Greek mythology term

In Greek mythology, the name Hemithea (Ἡμιθέ) refers to:

- Hemithea, originally named Molpadia, daughter of Staphylus and Chrysothemis, sister of Parthenos and Rhoeo. According to Diodorus Siculus, she and Parthenos were put in charge of watching after their father's wine but fell asleep while performing this duty, and while they were asleep, the wine jar was broken by the swine their family kept. When the sisters woke up, they saw what had happened. In fear of their father's wrath, threw themselves off a cliff both muttering the name of Apollo. Apollo, who was in love with Rhoeo, would not let her sisters die and granted both of them immortality.

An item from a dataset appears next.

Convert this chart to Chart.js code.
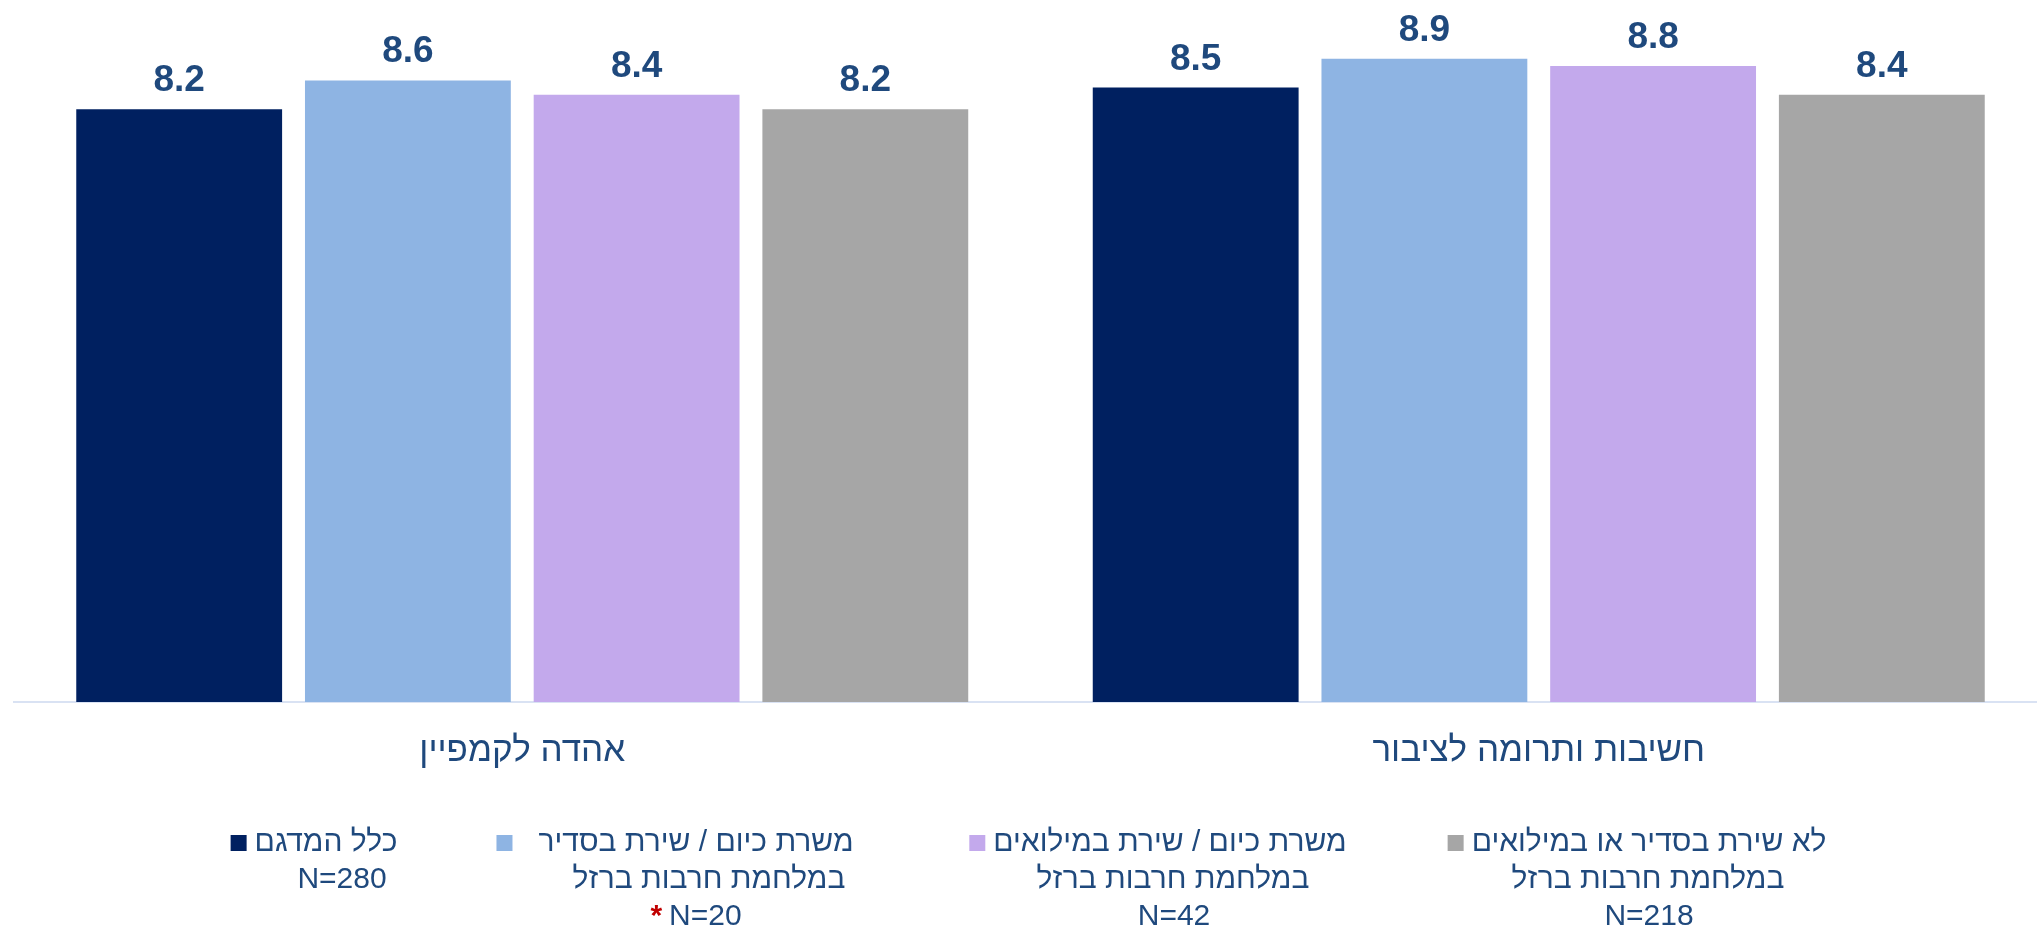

Molpadia's name was changed to Hemithea upon her deification. Parthenius makes Hemithea mother of Basileus by Lyrcus; in his version of the story, Hemithea apparently had this name since birth and nothing is said of her deification; however, Staphylus and his daughters' home is located in Bubastus, right where Hemithea came to be worshipped in Diodorus' account. Hemithea was worshipped as a healing goddess at Castabus in Caria, and there is evidence of her sanctuary there as far back as the 7th century BC.
- Hemithea, also known as Amphithea or Leucothea, the sister of Tenes, who was placed into a chest and set into the sea together with her brother after their stepmother Philonome falsely accused Tenes of raping her. They landed on an island which was later named Tenedos, of which Tenes became king. Tenes ended his life in a battle with Achilles, who then attempted to rape Hemithea. She ran off to escape him and was swallowed up in a chasm of the earth.